Fight for race equality is ‘bigger than party politics’

Anas Sarwar said politicians must no longer only speak up when abuse is aimed at members of their own party.

A Labour MSP has called for party politics to be left behind in the fight for racial equality in Scotland.

Anas Sarwar said politicians must no longer only speak up when abuse is aimed at members of their own party.

Speaking on Good Morning Scotland on Saturday, Mr Sarwar also called for a race disparity audit to be carried out to ascertain the levels of representation of the BAME community in Scotland’s institutions and private sector.

The Labour MSP, who has frequently worked alongside SNP MSP and justice secretary Humza Yousaf, said: “Some things are beyond party politics.

“This is bigger than Labour versus Tory versus SNP, it’s bigger than yes versus no, it’s bigger than leave versus remain.

“I don’t care which one of those camps you are in, I’ll work with you if you’re an anti-racist and you want to fight for a safer society.

“But, at the same time, we’ve got to accept that for too many people silence is an option. Silence can’t be an option.

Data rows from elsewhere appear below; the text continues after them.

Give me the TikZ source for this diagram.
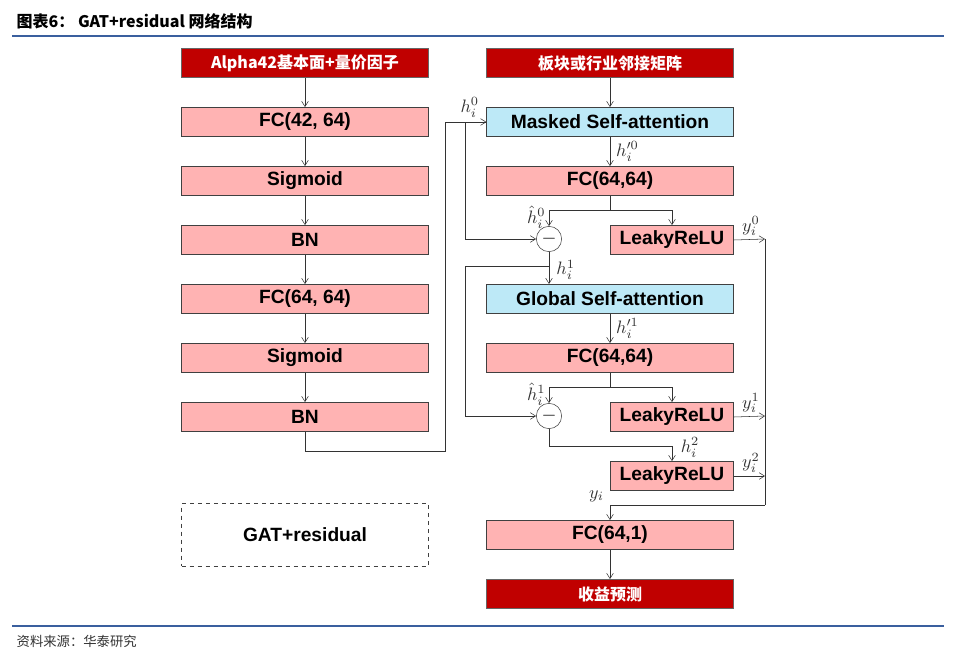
\documentclass[tikz,border=0pt]{standalone}
\usepackage{fontspec}
\setmainfont{Liberation Sans}
\newfontfamily\cjk{Noto Sans CJK SC}
\usetikzlibrary{arrows.meta,positioning}
\definecolor{boxpink}{HTML}{FFB3B3}
\definecolor{boxred}{HTML}{C00000}
\definecolor{boxblue}{HTML}{BDE9F7}
\definecolor{rulblue}{HTML}{3A5F9E}

\begin{document}
\begin{tikzpicture}[x=0.75pt, y=-0.75pt,
    blk/.style = {draw=black!75, fill=boxpink, minimum width=185pt, minimum height=22pt, inner sep=0pt, font=\bfseries\Large},
    att/.style = {blk, fill=boxblue},
    top/.style = {blk, fill=boxred, draw=black!60, text=white},
    half/.style = {blk, minimum width=92pt},
    sub/.style = {circle, draw=black!75, minimum size=19pt, inner sep=0pt, font=\Large},
    arr/.style = {-{Straight Barb[length=4pt,width=5pt]}, black!80},
    ln/.style = {black!80},
    lab/.style = {scale=1.35, inner sep=1pt}]
    \useasboundingbox (0,0) rectangle (961,657);

    % header and footer
    \node[anchor=west, font=\cjk\bfseries\large] (title) at (12,21) {图表6：\ \textbf{GAT+residual} 网络结构};
    \draw[rulblue, thick] (12,36) -- (944,36);
    \draw[rulblue, thick] (12,626) -- (944,626);
    \node[anchor=west, font=\cjk, text=black!80] (src) at (12,641) {资料来源：华泰研究};

    % left column
    \node[top, font=\cjk\bfseries\large] (inp) at (305,63) {\textbf{Alpha42}基本面+量价因子};
    \node[blk] (fc1) at (305,122) {FC(42, 64)};
    \node[blk] (sg1) at (305,181) {Sigmoid};
    \node[blk] (bn1) at (305,240) {BN};
    \node[blk] (fc2) at (305,299) {FC(64, 64)};
    \node[blk] (sg2) at (305,358) {Sigmoid};
    \node[blk] (bn2) at (305,417) {BN};
    \foreach \a/\b in {inp/fc1, fc1/sg1, sg1/bn1, bn1/fc2, fc2/sg2, sg2/bn2}
        \draw[arr] (\a) -- (\b);

    \node[blk, fill=none, dashed, minimum height=47pt] (leg) at (305,535) {GAT+residual};

    % right column
    \node[top, font=\cjk\bfseries\large] (adj) at (610,63) {板块或行业邻接矩阵};
    \node[att] (msa) at (610,122) {Masked Self-attention};
    \node[blk] (fc3) at (610,181) {FC(64,64)};
    \node[sub] (m1) at (549,239) {$-$};
    \node[half] (lr1) at (672,240) {LeakyReLU};
    \node[att] (gsa) at (610,299) {Global Self-attention};
    \node[blk] (fc4) at (610,358) {FC(64,64)};
    \node[sub] (m2) at (549,416) {$-$};
    \node[half] (lr2) at (672,417) {LeakyReLU};
    \node[half] (lr3) at (672,476) {LeakyReLU};
    \node[blk] (fc5) at (610,535) {FC(64,1)};
    \node[top, font=\cjk\bfseries\large] (out) at (610,594) {收益预测};

    \coordinate (bus) at (765,239);
    \coordinate (join) at (765,505);

    % residual path
    \draw[arr] (bn2.south) |- (445,451) |- (msa.west) node[lab, pos=0.8, above=2pt] {$h_i^0$};
    \draw[arr] (465,122) |- (m1.west);
    \draw[arr] (adj) -- (msa);
    \draw[arr] (msa) -- (fc3) node[lab, midway, right=3pt] {$h'^0_i$};
    \draw[ln] (fc3.south) -- (610,210);
    \draw[arr] (549,210) -- (m1.north) node[lab, pos=0.45, left=1pt] {$\hat h_i^0$};
    \draw[arr] (549,210) -| (lr1.north);
    \draw[arr] (m1.south) -- (549,284) node[lab, pos=0.55, right=4pt] {$h_i^1$};
    \draw[arr] (549,266) -| (465,266) |- (m2.west);
    \draw[arr] (gsa) -- (fc4) node[lab, midway, right=3pt] {$h'^1_i$};
    \draw[ln] (fc4.south) -- (610,387);
    \draw[arr] (549,387) -- (m2.north) node[lab, pos=0.45, left=1pt] {$\hat h_i^1$};
    \draw[arr] (549,387) -| (lr2.north);
    \draw[arr] (m2.south) |- (672,446) -- (lr3.north) node[lab, pos=0.1, right=5pt] {$h_i^2$};

    % outputs
    \draw[arr] (lr1.east) -- (bus) node[lab, pos=0.55, above=1pt] {$y_i^0$};
    \draw[arr] (lr2.east) -- (765,416) node[lab, pos=0.55, above=1pt] {$y_i^1$};
    \draw[arr] (lr3.east) -- (765,476) node[lab, pos=0.55, above=1pt] {$y_i^2$};
    \draw[ln] (bus) -- (join);
    \draw[arr] (join) -| (fc5.north) node[lab, pos=0.5, above left=1pt and 3pt] {$y_i$};
    \draw[arr] (fc5) -- (out);
\end{tikzpicture}
\end{document}
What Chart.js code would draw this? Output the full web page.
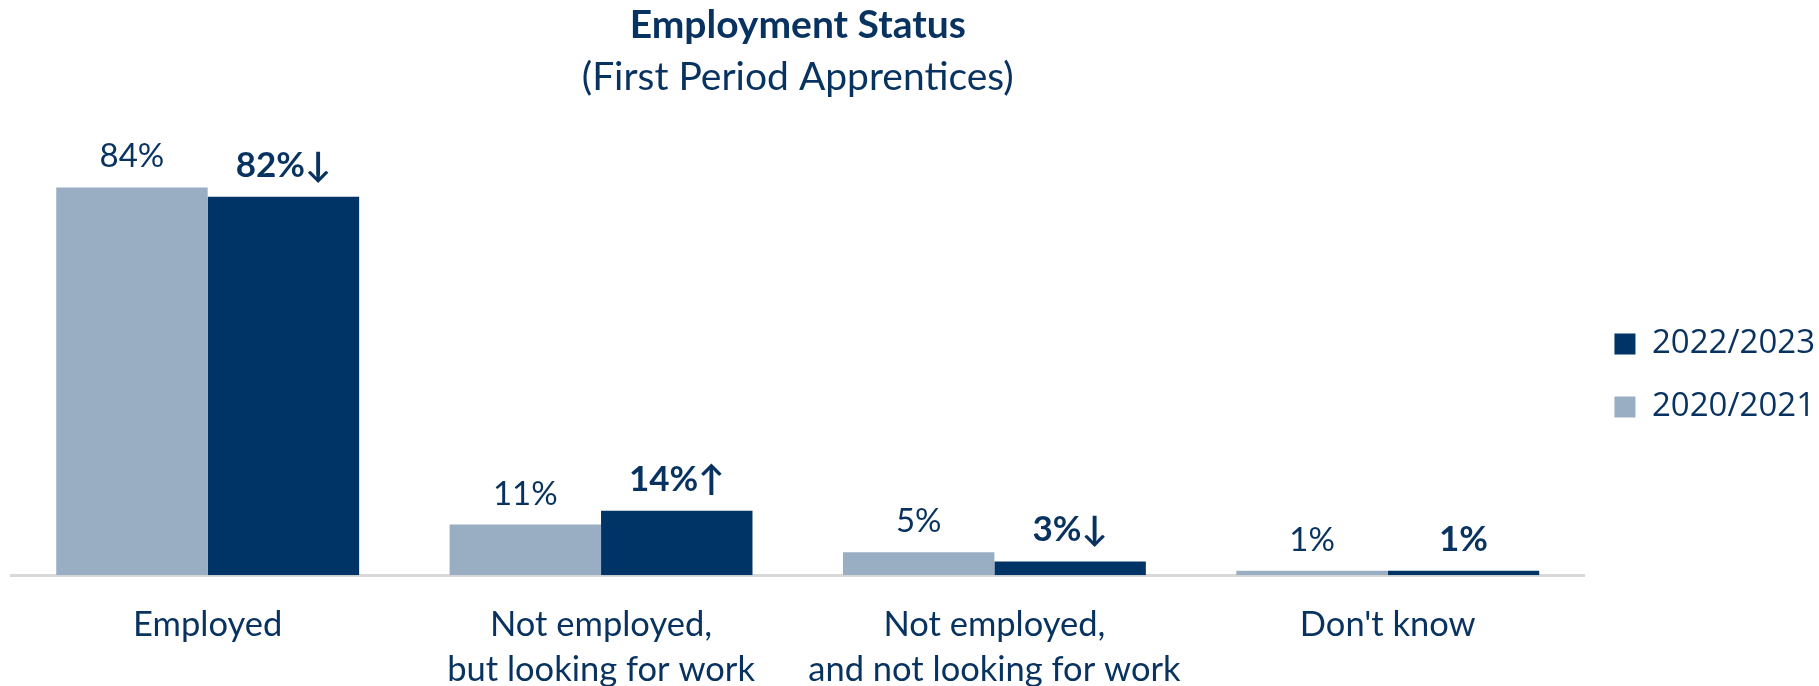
<!DOCTYPE html>
<html><head><meta charset="utf-8">
<script src="https://cdn.jsdelivr.net/npm/chart.js@4/dist/chart.umd.min.js"></script>
<style>html,body{margin:0;padding:0;background:#fff}#wrap{width:1819px;height:686px;position:relative}</style>
</head><body><div id="wrap"><canvas id="c"></canvas></div>
<script>
const categories = ['Employed', ['Not employed,', 'but looking for work'], ['Not employed,', 'and not looking for work'], "Don't know"];
const seriesNames = ['2020/2021', '2022/2023'];
const values2020 = [84, 11, 5, 1];
const values2022 = [82, 14, 3, 1];
const change2022 = ['\u2193', '\u2191', '\u2193', ''];

const TEXT = '#08325f';
const DARK = '#003466';
const LIGHT = '#9aaec3';
const FONT = 'Lato';

const barLabels = {
  id: 'barLabels',
  afterDatasetsDraw(chart) {
    const ctx = chart.ctx;
    chart.data.datasets.forEach((ds, di) => {
      const meta = chart.getDatasetMeta(di);
      meta.data.forEach((bar, i) => {
        let txt = ds.data[i] + '%';
        ctx.save();
        ctx.fillStyle = TEXT;
        ctx.textAlign = 'center';
        ctx.textBaseline = 'alphabetic';
        if (di === 1) { txt += change2022[i]; ctx.font = 'bold 35px ' + FONT; }
        else { ctx.font = '33px ' + FONT; }
        ctx.fillText(txt, bar.x, bar.y - 20);
        ctx.restore();
      });
    });
  }
};

new Chart(document.getElementById('c'), {
  type: 'bar',
  data: {
    labels: categories,
    datasets: [
      { label: seriesNames[0], data: values2020, backgroundColor: LIGHT, borderWidth: 0 },
      { label: seriesNames[1], data: values2022, backgroundColor: DARK, borderWidth: 0 }
    ]
  },
  options: {
    responsive: true,
    maintainAspectRatio: false,
    animation: false,
    layout: { padding: { left: 11, right: -6, top: 0, bottom: -33 } },
    datasets: { bar: { categoryPercentage: 0.77, barPercentage: 1.0 } },
    scales: {
      x: {
        grid: { display: false, drawTicks: false },
        border: { display: true, color: '#d9d9d9', width: 3 },
        ticks: { color: TEXT, font: { family: FONT, size: 34.5, lineHeight: 1.3 }, padding: 27, maxRotation: 0, autoSkip: false }
      },
      y: { display: false, min: 0, max: 100 }
    },
    plugins: {
      title: { display: true, text: 'Employment Status', fullSize: false, color: TEXT,
        font: { family: FONT, size: 39, weight: 'bold', lineHeight: 1.2 }, padding: { top: 2, bottom: 4 } },
      subtitle: { display: true, text: '(First Period Apprentices)', fullSize: false, color: TEXT,
        font: { family: FONT, size: 39, weight: 'normal', lineHeight: 1.2 }, padding: { top: 1, bottom: 13 } },
      legend: {
        position: 'right',
        reverse: true,
        title: { display: true, text: ' ', font: { size: 10, lineHeight: 1 }, padding: { top: 11, bottom: 11 } },
        labels: { color: TEXT, boxWidth: 21, boxHeight: 21, padding: 30, font: { family: 'Open Sans', size: 33 } }
      },
      tooltip: { enabled: false }
    }
  },
  plugins: [barLabels]
});
</script>
</body></html>
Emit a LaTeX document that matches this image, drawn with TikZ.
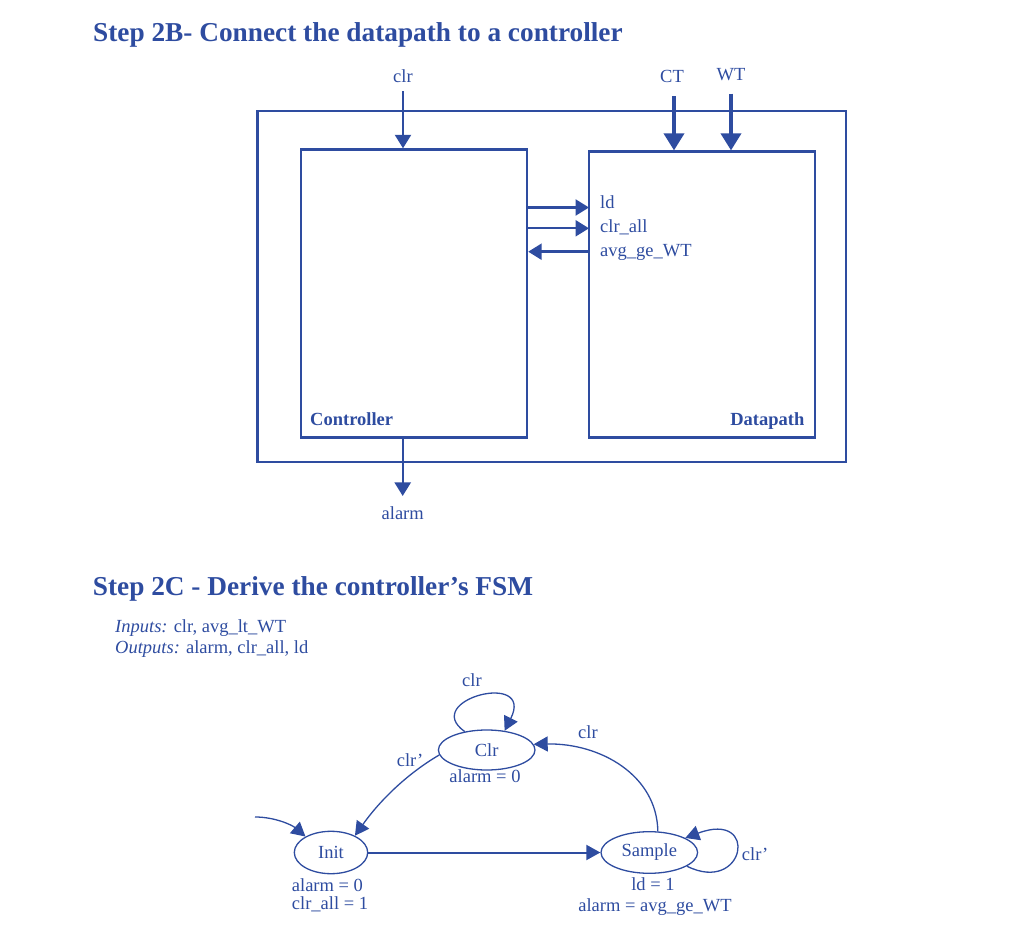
\documentclass[tikz,border=0pt]{standalone}
\usepackage{fontspec}
\setmainfont{Liberation Serif}
\usetikzlibrary{arrows.meta,shapes.geometric,positioning}
\definecolor{ink}{RGB}{46,76,160}
\begin{document}
\begin{tikzpicture}[x=1pt,y=-1pt,line join=miter,
		every node/.style={text=ink,inner sep=0pt,font=\fontsize{18.5}{20}\selectfont},
		heading/.style={anchor=base west,font=\fontsize{27.3}{30}\selectfont\bfseries},
		block/.style={draw=ink,line width=2.4pt,rectangle},
		bus/.style={draw=ink,line width=2.4pt,-{Triangle[length=13.5pt,width=16pt]}},
		widebus/.style={draw=ink,line width=3.6pt,-{Triangle[length=17pt,width=20pt]}},
		state/.style={draw=ink,line width=1.3pt,ellipse},
		trans/.style={draw=ink,line width=1.3pt,-{Triangle[length=14pt,width=15pt]}},
		lbl/.style={anchor=base}]
	\useasboundingbox (0,0) rectangle (1010,949);
	%%Step 2B
	\node[heading] (titleB) at (93,42) {Step 2B- Connect the datapath to a controller};
	\node[block,minimum width=588.5pt,minimum height=351pt] (top) at (551.75,286.5) {};
	\node[block,minimum width=226pt,minimum height=288pt] (ctrl) at (414,293.5) {};
	\node[block,minimum width=226pt,minimum height=286pt] (dp) at (702,294.6) {};
	\node[anchor=base west,font=\fontsize{18.5}{20}\selectfont\bfseries] (ctrlname) at (310,425.7) {Controller};
	\node[anchor=base east,font=\fontsize{18.5}{20}\selectfont\bfseries] (dpname) at (804.5,425.7) {Datapath};
	%%Inputs and outputs
	\node[lbl] (inClr) at (403,82.7) {clr};
	\node[lbl] (inCT) at (672,82.7) {CT};
	\node[lbl] (inWT) at (731,80.7) {WT};
	\node[lbl] (outAlarm) at (402.7,519) {alarm};
	\draw[bus] ([yshift=-8pt]inClr.south) -- (inClr.south |- ctrl.north);
	\draw[widebus] ([xshift=2pt,yshift=-13pt]inCT.south) -- ([xshift=2pt]inCT.south |- dp.north);
	\draw[widebus] ([yshift=-12.5pt]inWT.south) -- (inWT.south |- dp.north);
	\draw[bus] (outAlarm.north |- ctrl.south) -- ([yshift=10pt]outAlarm.north);
	%%Control signals
	\foreach \n/\y/\b/\t in {ld/207.5/208.3/ld,clrall/228.3/232.6/clr\_all,avgge/251.7/256.7/avg\_ge\_WT}{
			\coordinate (\n) at (589,\y);
			\node[anchor=base west] (\n name) at (600,\b) {\t};
		}
	\draw[bus] (ctrl.east |- ld) -- (ld);
	\draw[bus] (ctrl.east |- clrall) -- (clrall);
	\draw[bus] (avgge) -- (ctrl.east |- avgge);
	%%Step 2C
	\node[heading] (titleC) at (92.7,595) {Step 2C - Derive the controller’s FSM};
	\node[anchor=base west] (ins) at (115,632) {\textit{Inputs:} clr, avg\_lt\_WT};
	\node[anchor=base west] (outs) at (115,653.3) {\textit{Outputs:} alarm, clr\_all, ld};
	%%States
	\node[state,minimum width=96.6pt,minimum height=40pt] (sClr) at (486.7,750) {Clr};
	\node[state,minimum width=73.4pt,minimum height=42.4pt] (sInit) at (331,852.5) {Init};
	\node[state,minimum width=96.6pt,minimum height=41.6pt] (sSample) at (649.3,852.5) {Sample};
	\node[lbl] (mClr) at (485,782.7) {alarm = 0};
	\node[anchor=base west] (mInitA) at (291.7,891.7) {alarm = 0};
	\node[anchor=base west] (mInitB) at (291.7,909) {clr\_all = 1};
	\node[lbl] (mSampleA) at (653,890.7) {ld = 1};
	\node[lbl] (mSampleB) at (655,911) {alarm = avg\_ge\_WT};
	%%Transitions
	\coordinate (start) at (255,817);
	\draw[trans] (start) .. controls (275,817) and (292,825) .. (sInit.148);
	\draw[trans] (sClr.140) .. controls (420,700) and (535,670) .. (sClr.47);
	\draw[trans] (sClr.186) .. controls (405,775) and (378,803) .. (sInit.35);
	\draw[trans,line width=2pt] (sInit.east) -- (sSample.west);
	\draw[trans] (sSample.68) .. controls (657,775) and (600,743) .. (sClr.7);
	\draw[trans] (sSample.-20) .. controls (745,895) and (760,810) .. (sSample.22);
	\node[lbl] (tClrClr) at (472,686.7) {clr};
	\node[lbl] (tClrInit) at (410,766) {clr’};
	\node[lbl] (tSampleClr) at (588,738) {clr};
	\node[anchor=base west] (tSampleSample) at (741.7,860) {clr’};
\end{tikzpicture}
\end{document}
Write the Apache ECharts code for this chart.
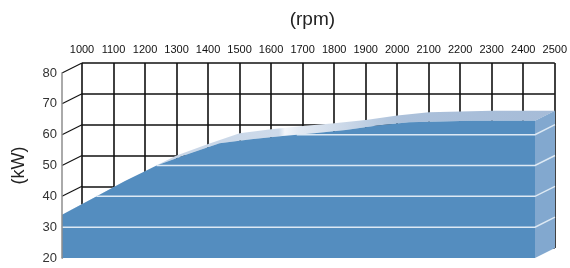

“Sadly, in our politics, too many of our colleagues – I meant this in my own political party but every other political party as well – judge their condemnation or their solidarity based on the politics or perceived politics of the perpetrator or the victim.

“We can’t have that any more. We either call it out no matter where it’s coming from or who it’s against, or we don’t.

“If you do judge it on that basis then, I’m sorry, you’re part of the problem.”

His comments came as protests continued across the world calling for racial equality following the death of George Floyd in the US on May 25.

A debate in the Scottish Parliament on Thursday designed to show solidarity with the Black Lives Matter movement ended with the justice secretary reciting the final words of Mr Floyd.

During his own speech on Thursday, Mr Sarwar listed a number of positions in Scotland not held by anyone from the BAME community, including head teachers, heads of public sector bodies and principals of colleges and universities.

Asked what could be done to improve the situation, Mr Sarwar listed a number of possibilities including a race disparity audit, more mentoring for people in the BAME community and anonymous CVs.

He also said there could be scope to bring in the so-called Rooney rule, a regulation used by the governing body of American football which means a member of the BAME community must be shortlisted for head coaching positions.